Somewhere in the space between
Your old life
And my set ways
Grows a happiness like the roses in the backyard
Deeper, deeper pink like fish flesh, not girl pink,
Pretty pink, but blood and spirit pink
The color they call salmon
A rose like a weed
A plant
Opening up all meaty
Not greedy
But accepting life
Taking it out of the dirt,
Flesh colored petals soaking it up out of the sun
Without effort
The only effort now that we exert
Could be the effort to crush this thing
That grows between you and me
God knows I love you

| Sunday, June 11, 2006

Even now I am afraid to construct
these lines
As if they will define my madness
And end what I am seeing
All this time I’ve wanted
to build a temple to you
And fill it with blood and roses
All the time I ignored you
Your touch, your breath,
the scent of your clothes
All of it—
I adored you

| Friday, June 09, 2006



Chris and Ben more or less make my world go around... Okay, you guys can stop now.

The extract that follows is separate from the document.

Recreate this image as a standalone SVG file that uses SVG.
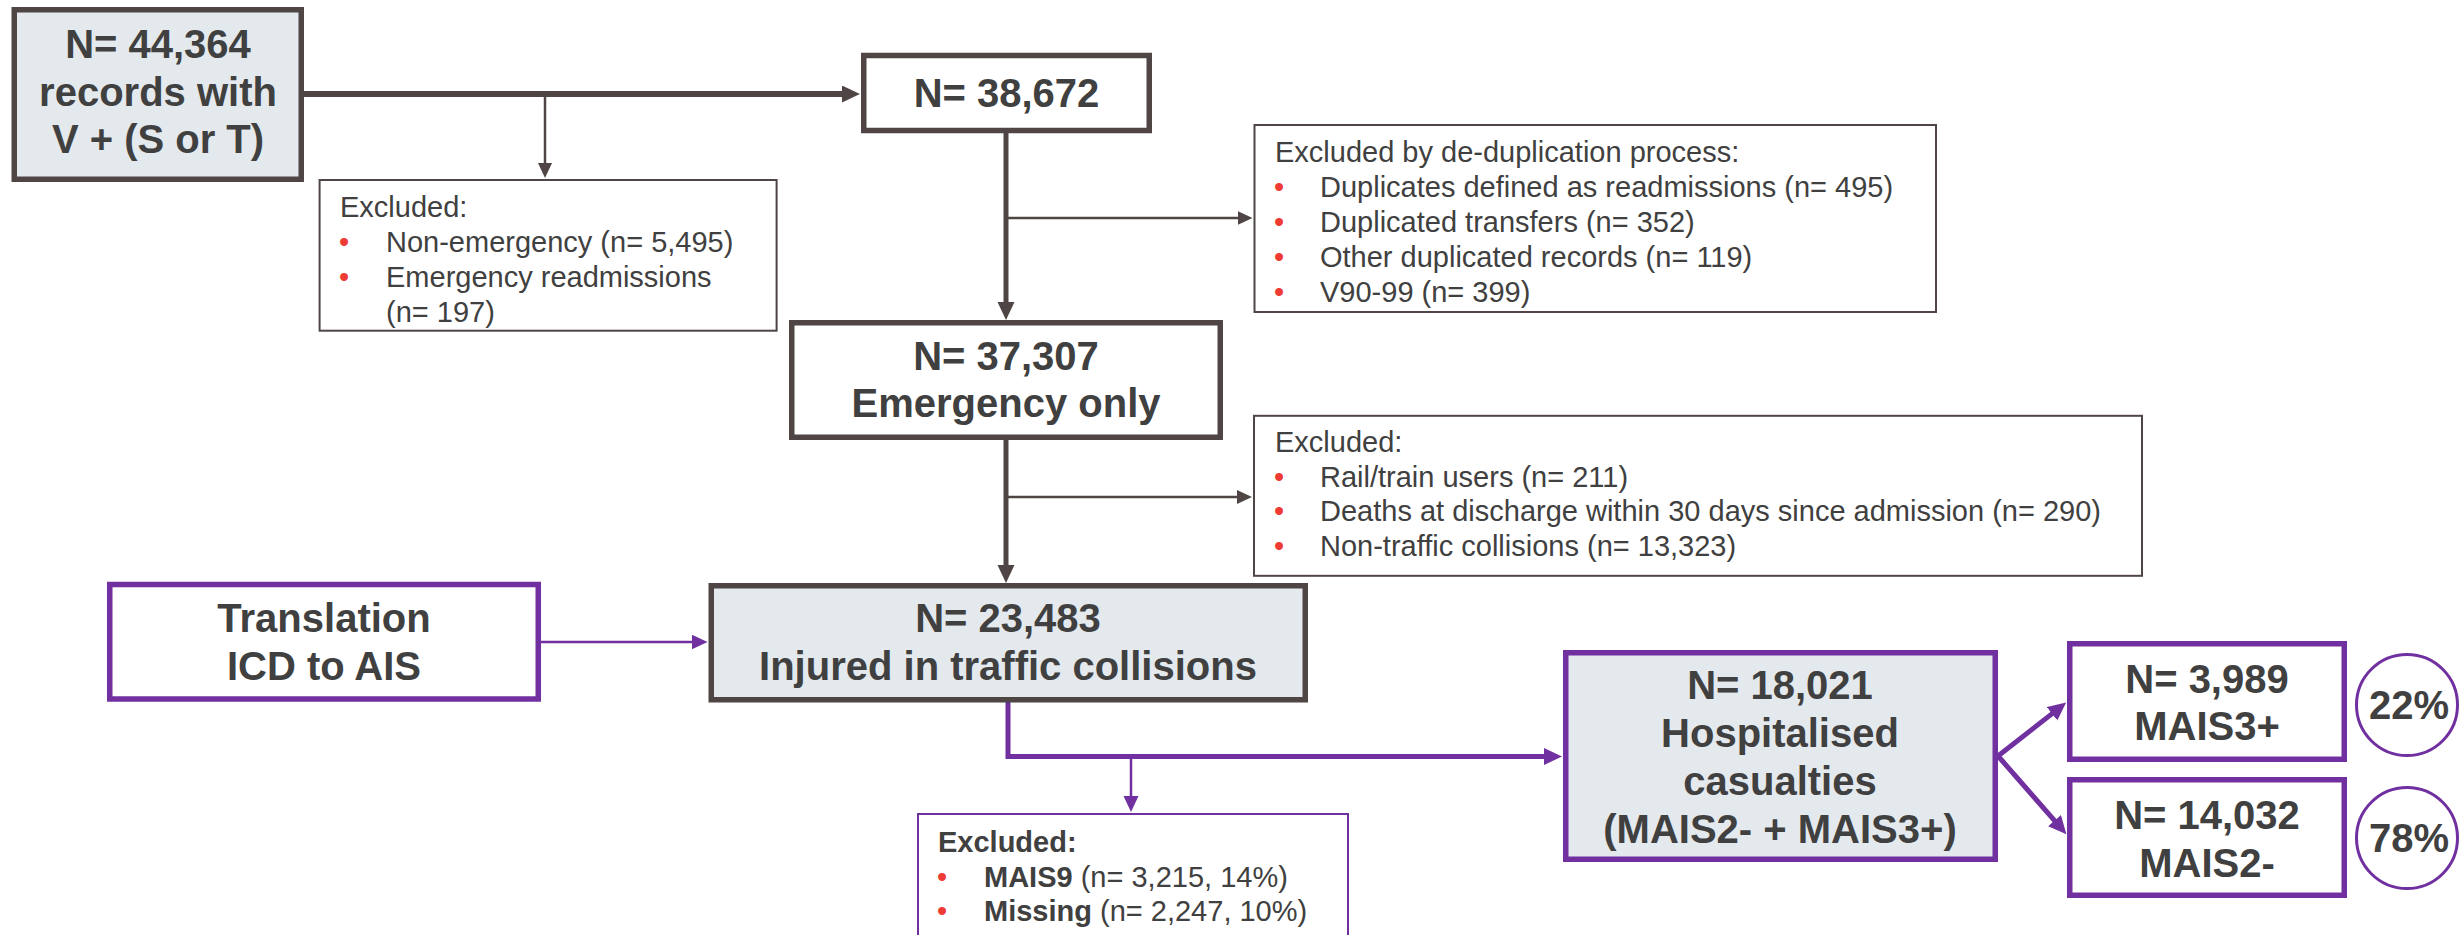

I'm getting dizzy...

| Wednesday, June 07, 2006

O Lord, thou hast been our refuge in every generation…
-Psalm 91

It’s an easy thing to give up. People today don’t believe in anything. Kids have no respect. To me, far more dangerous than that vague respect older people talk about—kids have no self respect, no self love. They seek it anywhere or they seek oblivion. No one believes in anything anymore. Not even themselves. It is a very dark synopsis and we wail for the good old days. No one has the values they used to, people treat each other like objects now. Just look how we use each other.

Anyone who says such a thing needs a brief survey course in history. There is more of Jim Crow, lynchings, interment camps and slavery than there is apple pie. Women bleeding in back alleys and men battered to death for loving each other, convents full of nuns set to flames because they were Papists and not Protestants fill the pages of our good old days.

There was a statement found from a while ago lamenting the loss of innocence and virtue in youth, of how the world was going to nihilism long before it could make the trip to hell in a handbasket. I look around at the people I love and lament those things too. But this statement was found on clay in Egypt over four thousand years ago. Every generation has its struggles. In every age things seem to be at an end and yet we persist. Goodness, light, virtue, remain. It just seems that sometimes it’s news to us that we have to struggle a little to get them.

The phrase that I am tired of hearing—because it is shot through with holes and excuses—is the unimaginative and immoral, “As long as two consenting adults are doing something and not hurting each other, why is it wrong?” It seems sad that we’ve come to this impasse where morality, decency, imagination and responsibility have been replaced by so flat and dull a statement. Whoever utters it eventually learns, after a great deal of heartache that all the trouble comes from what the adjective and the verb—consenting, hurting—conceals

As a liberal and a Catholic I have seen that what masquerades as liberalism now is often this lack of responsibility. It is increasingly news to people of my generations that 1. you are a human being who 2. lives in community with human beings—that means lives contingent upon and not against others and 3, are responsible to your fellow human beings. The first two statements are merely facts. The last can be debated, but only a fool would.